There is a point in the life of every nation where silence becomes complicity, and patience becomes cowardice. Nigeria is standing at that point now.
First came the so-called Fraudulent Tax Act, a policy regime that burdens the poor, shields the powerful, and converts public hardship into private profit. Now, we are being prepared for something even more dangerous; a Fraudulent Electoral Act in practice, if not yet in law, a system in which elections are reduced to rituals of deception, and democracy is hollowed out from within.
To the Senate of the Federal Republic of Nigeria, history is watching you.
The 2023 general elections were not merely flawed, they were a betrayal. They represented the systematic subversion of constitutional guarantees, judicial principles, and technological safeguards designed to protect the will of the people. Promises of transparency through electronic transmission collapsed into excuses. Institutions meant to arbitrate justice became theatres of technicalities. The electorate was left with a bitter truth; their votes were expendable.
And yet, instead of reform, Nigeria is drifting toward normalisation of fraud.
This drift is fatal.
No nation survives the institutionalisation of political deceit. When citizens realise that ballots no longer matter, they abandon peaceful participation. They seek alternative routes to power, influence, and survival. Some turn to apathy. Others turn to extremism. Many turn to emigration. All represent failure.
A state that cannot guarantee electoral integrity cannot demand loyalty, sacrifice, or obedience. It becomes a landlord without legitimacy, collecting rent from tenants who no longer recognise its authority.
Today, Nigeria’s Senate stands at a crossroads; guardian of democracy or undertaker of the republic.
Let us be clear about what another fraudulent election will produce.
It will produce mass political alienation, especially among the youth, who already see politics as a closed cartel. It will deepen ethnic and regional resentment, as groups conclude that power is allocated by manipulation, not consent. It will accelerate economic collapse, because investors do not place capital in jurisdictions where leadership lacks credibility. It will intensify brain drain, as the best minds flee a system rigged against merit and, it will multiply insecurity, as marginalised populations lose faith in peaceful redress.

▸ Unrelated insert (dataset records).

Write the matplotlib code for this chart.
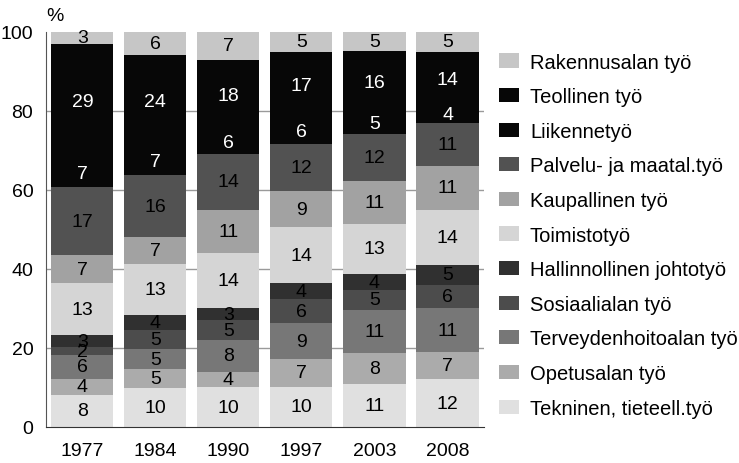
import numpy as np
import pandas as pd
import matplotlib
matplotlib.use("Agg")
import matplotlib.pyplot as plt
from matplotlib.patches import Patch

plt.rcParams['font.family'] = ['Liberation Sans Narrow', 'Liberation Sans', 'DejaVu Sans']

# Data (labels as printed in the bars, bottom to top)
years = ["1977", "1984", "1990", "1997", "2003", "2008"]

categories = [
    "Tekninen, tieteell.työ",
    "Opetusalan työ",
    "Terveydenhoitoalan työ",
    "Sosiaalialan työ",
    "Hallinnollinen johtotyö",
    "Toimistotyö",
    "Kaupallinen työ",
    "Palvelu- ja maatal.työ",
    "Liikennetyö",
    "Teollinen työ",
    "Rakennusalan työ",
]

tekninen = [8, 10, 10, 10, 11, 12]
opetus = [4, 5, 4, 7, 8, 7]
terveys = [6, 5, 8, 9, 11, 11]
sosiaali = [2, 5, 5, 6, 5, 6]
hallinto = [3, 4, 3, 4, 4, 5]
toimisto = [13, 13, 14, 14, 13, 14]
kaupallinen = [7, 7, 11, 9, 11, 11]
palvelu = [17, 16, 14, 12, 12, 11]
liikenne = [7, 7, 6, 6, 5, 4]
teollinen = [29, 24, 18, 17, 16, 14]
rakennus = [3, 6, 7, 5, 5, 5]

colors = ["#e0e0e0", "#ababab", "#777777", "#4c4c4c", "#303030", "#d5d5d5",
          "#a2a2a2", "#525252", "#070707", "#070707", "#c6c6c6"]
text_colors = ["black"] * 8 + ["white", "white", "black"]

df = pd.DataFrame([tekninen, opetus, terveys, sosiaali, hallinto, toimisto,
                   kaupallinen, palvelu, liikenne, teollinen, rakennus],
                  index=categories, columns=years)

# bars are drawn as shares of 100 (printed values are rounded)
shares = df / df.sum() * 100

fig = plt.figure(figsize=(7.39, 4.64), dpi=100)
ax = fig.add_axes([0.062, 0.078, 0.593, 0.851])

x = np.arange(len(years))
bottom = np.zeros(len(years))
for i, cat in enumerate(categories):
    h = shares.loc[cat].values
    ax.bar(x, h, width=0.85, bottom=bottom, color=colors[i], linewidth=0, zorder=2)
    for j in range(len(years)):
        ax.text(x[j], bottom[j] + h[j] / 2, str(df.loc[cat].iloc[j]),
                ha="center", va="center", fontsize=14, color=text_colors[i], zorder=3)
    bottom += h

ax.set_xlim(-0.5, 5.5)
ax.set_ylim(0, 100)
ax.set_yticks([0, 20, 40, 60, 80, 100])
ax.set_xticks(x)
ax.set_xticklabels(years)
ax.tick_params(axis="both", length=0, labelsize=14)
ax.tick_params(axis="y", pad=9)
ax.tick_params(axis="x", pad=11)
for y in [20, 40, 60, 80]:
    ax.axhline(y, color="#9a9a9a", linewidth=1, zorder=1)
for s in ["top", "right"]:
    ax.spines[s].set_visible(False)
ax.spines["left"].set_color("#555555")
ax.spines["bottom"].set_color("#333333")

fig.text(0.074, 0.965, "%", fontsize=14, ha="center", va="center")

handles = [Patch(facecolor=colors[i], edgecolor="none") for i in range(len(categories))][::-1]
fig.legend(handles, categories[::-1], loc="upper left", bbox_to_anchor=(0.664, 0.902),
           frameon=False, fontsize=14.5, handlelength=1.0, handleheight=0.7,
           handletextpad=0.55, labelspacing=0.775, borderaxespad=0)

fig.savefig("out.png", dpi=100)
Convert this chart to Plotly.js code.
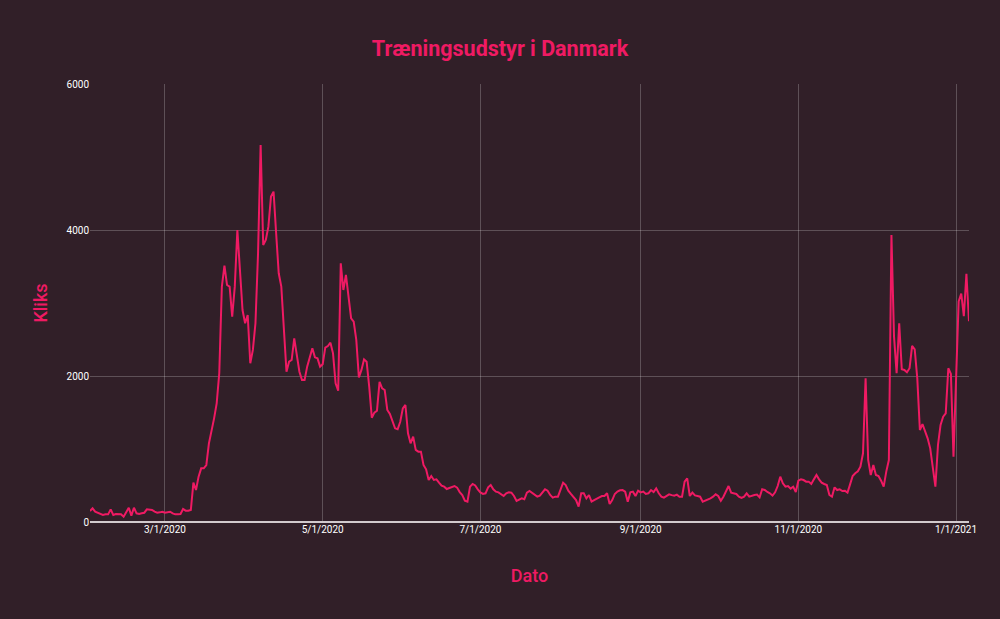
<!DOCTYPE html>
<html>
<head>
<meta charset="utf-8">
<script src="https://cdn.plot.ly/plotly-3.0.1.min.js"></script>
<style>
  html, body { margin: 0; padding: 0; background: #311f28; }
  #chart { width: 1000px; height: 619px; }
</style>
</head>
<body>
<div id="chart"></div>
<script>
// ---- Data (daily clicks) ----
const startDate = '2020-02-01';
const kliks = [
  150, 187, 141, 127, 105, 96, 105, 105, 173, 96,
  110, 105, 105, 73, 127, 196, 87, 196, 119, 110,
  119, 127, 173, 173, 164, 141, 127, 132, 141, 127,
  132, 141, 119, 105, 105, 110, 178, 155, 155, 164,
  539, 438, 621, 735, 735, 781, 1078, 1238, 1420, 1626,
  2037, 3224, 3512, 3247, 3224, 2813, 3224, 4000, 3361, 2904,
  2722, 2836, 2175, 2357, 2722, 3680, 5165, 3795, 3863, 4046,
  4457, 4525, 3955, 3407, 3224, 2584, 2059, 2196, 2219, 2516,
  2288, 2059, 1945, 1945, 2128, 2256, 2379, 2256, 2242, 2128,
  2160, 2388, 2411, 2457, 2311, 1900, 1799, 3544, 3178, 3384,
  3042, 2790, 2745, 2494, 1982, 2083, 2229, 2196, 1854, 1429,
  1498, 1525, 1920, 1830, 1808, 1534, 1479, 1374, 1283, 1270,
  1374, 1557, 1603, 1215, 1078, 1169, 987, 964, 964, 781,
  722, 576, 630, 576, 585, 539, 498, 484, 452, 466,
  484, 493, 471, 410, 370, 292, 278, 484, 521, 500,
  448, 406, 384, 393, 475, 507, 448, 416, 406, 379,
  356, 393, 406, 402, 356, 288, 311, 324, 311, 402,
  425, 402, 370, 347, 361, 402, 448, 429, 370, 333,
  347, 347, 438, 539, 507, 429, 384, 347, 300, 210,
  393, 393, 324, 370, 279, 301, 315, 338, 356, 356,
  393, 247, 301, 384, 416, 434, 438, 416, 279, 406,
  416, 356, 429, 406, 416, 384, 393, 438, 411, 461,
  393, 347, 333, 356, 379, 368, 361, 375, 347, 347,
  553, 598, 356, 402, 365, 356, 347, 279, 292, 311,
  324, 347, 379, 356, 292, 347, 429, 493, 402, 393,
  384, 347, 329, 347, 393, 347, 361, 370, 375, 338,
  448, 438, 411, 393, 361, 406, 493, 621, 530, 484,
  493, 457, 484, 411, 566, 584, 575, 553, 553, 521,
  584, 644, 584, 539, 521, 507, 370, 347, 475, 438,
  448, 425, 429, 402, 516, 630, 667, 694, 758, 941,
  1968, 849, 644, 781, 644, 630, 566, 484, 690, 849,
  3932, 2539, 2037, 2722, 2092, 2083, 2051, 2106, 2412, 2366,
  1968, 1260, 1342, 1251, 1146, 1009, 735, 484, 1055, 1329,
  1443, 1489, 2106, 2028, 895, 1945, 3020, 3130, 2820, 3400,
  2750
];

// dates, one per value, consecutive days from startDate
const dates = [];
(function () {
  const p = startDate.split('-').map(Number);
  for (let i = 0; i < kliks.length; i++) {
    const d = new Date(Date.UTC(p[0], p[1] - 1, p[2] + i));
    dates.push(d.toISOString().slice(0, 10));
  }
})();

const pink = '#ef1a63';
const bg = '#311f28';
const font = 'Roboto, "Open Sans", sans-serif';

const trace = {
  type: 'scatter',
  mode: 'lines',
  x: dates,
  y: kliks,
  line: { color: pink, width: 2 },
  hoverinfo: 'skip'
};

const layout = {
  width: 1000,
  height: 619,
  paper_bgcolor: bg,
  plot_bgcolor: bg,
  margin: { l: 90, r: 31, t: 84, b: 97 },
  showlegend: false,
  title: {
    text: '<b>Træningsudstyr i Danmark</b>',
    font: { family: font, size: 21.5, color: pink },
    x: 0.5, xanchor: 'center',
    y: 1 - 48 / 619, yref: 'container', yanchor: 'middle'
  },
  xaxis: {
    type: 'date',
    tickformat: '%-m/%-d/%Y',
    tick0: '2020-03-01',
    dtick: 'M2',
    showgrid: true,
    gridcolor: 'rgba(255,255,255,0.22)',
    gridwidth: 1,
    zeroline: false,
    showline: false,
    ticks: '',
    tickfont: { family: font, size: 10, color: '#ffffff' },
    title: {
      text: 'Dato',
      font: { family: font, size: 18, color: pink, weight: 500 },
      standoff: 35
    },
    automargin: false
  },
  yaxis: {
    range: [0, 6000],
    dtick: 2000,
    tick0: 0,
    showgrid: true,
    gridcolor: 'rgba(255,255,255,0.22)',
    gridwidth: 1,
    zeroline: true,
    zerolinecolor: '#d2cacd',
    zerolinewidth: 2,
    showline: false,
    ticks: '',
    tickfont: { family: font, size: 10, color: '#ffffff' },
    title: {
      text: 'Kliks',
      font: { family: font, size: 18, color: pink, weight: 500 },
      standoff: 14
    },
    automargin: false
  }
};

Plotly.newPlot('chart', [trace], layout, { displayModeBar: false, staticPlot: true });
</script>
</body>
</html>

Above all, it will destroy the last moral authority of the Nigerian state.
When laws are obeyed only by the powerless, when justice serves only the connected, when elections reward only the ruthless, the state ceases to be a republic. It becomes a syndicate.
You, Senators, are not spectators in this process. You are architects.
You approve budgets that starve electoral bodies. You tolerate laws with loopholes wide enough for fraud to pass through. You confirm appointments without scrutiny. You look away when institutions are captured. You retreat into “political realities” when constitutional duties demand courage.
This is not pragmatism, it is abdication.
The Constitution did not empower you to manage decay. It empowered you to prevent it.
If the next general election is another rehearsal of 2023, another festival of broken promises, suppressed votes, compromised technology, and judicial gymnastics, Nigeria will enter a phase of democratic irreversibility. A stage where elections exist only to legitimize predetermined outcomes. A stage from which nations rarely return without trauma.
History offers no mercy to legislators who preside over the burial of popular sovereignty.
From Rome to Weimar, from post-colonial Africa to modern autocracies, the pattern is constant, when elites destroy electoral credibility, they eventually lose control of the chaos they unleash.
Do not assume Nigeria is immune.
Already, millions have mentally seceded. Most Nigerians no longer expect fairness or believe in reform and no longer invest emotionally in the country. They simply endure it.
That is the most dangerous condition of all; a population that has stopped hoping.
You still have a choice.
You can insist on ironclad enforcement of electronic transmission. You can criminalise interference with electoral infrastructure, protect INEC from political blackmail, strengthen electoral tribunals against technical manipulation, fund voter education, guarantee transparent collation and hold security agencies accountable.
Or you can continue with cosmetic reforms and public relations statements, and preside over collapse.
Do not mistake calm for consent.
Nigeria is not stable. It is restrained by habit, fear, and exhaustion. Those restraints are weakening.
When legitimacy evaporates, force rushes in to fill the vacuum.
If the Senate allows another stolen election, you will not merely have failed in office, will have failed in stewardship, and exchanged temporary advantage for permanent disgrace.
The question history will ask is simple:
When democracy was dying in Nigeria, where did the Senate stand?
May you find the courage to answer it with honour.
– Dr. EK Gwuru, writer, social analyst, and creative strategist based in Nkolo Ikembe. Explores the intersections of culture, governance, and human progress across Africa and the diaspora.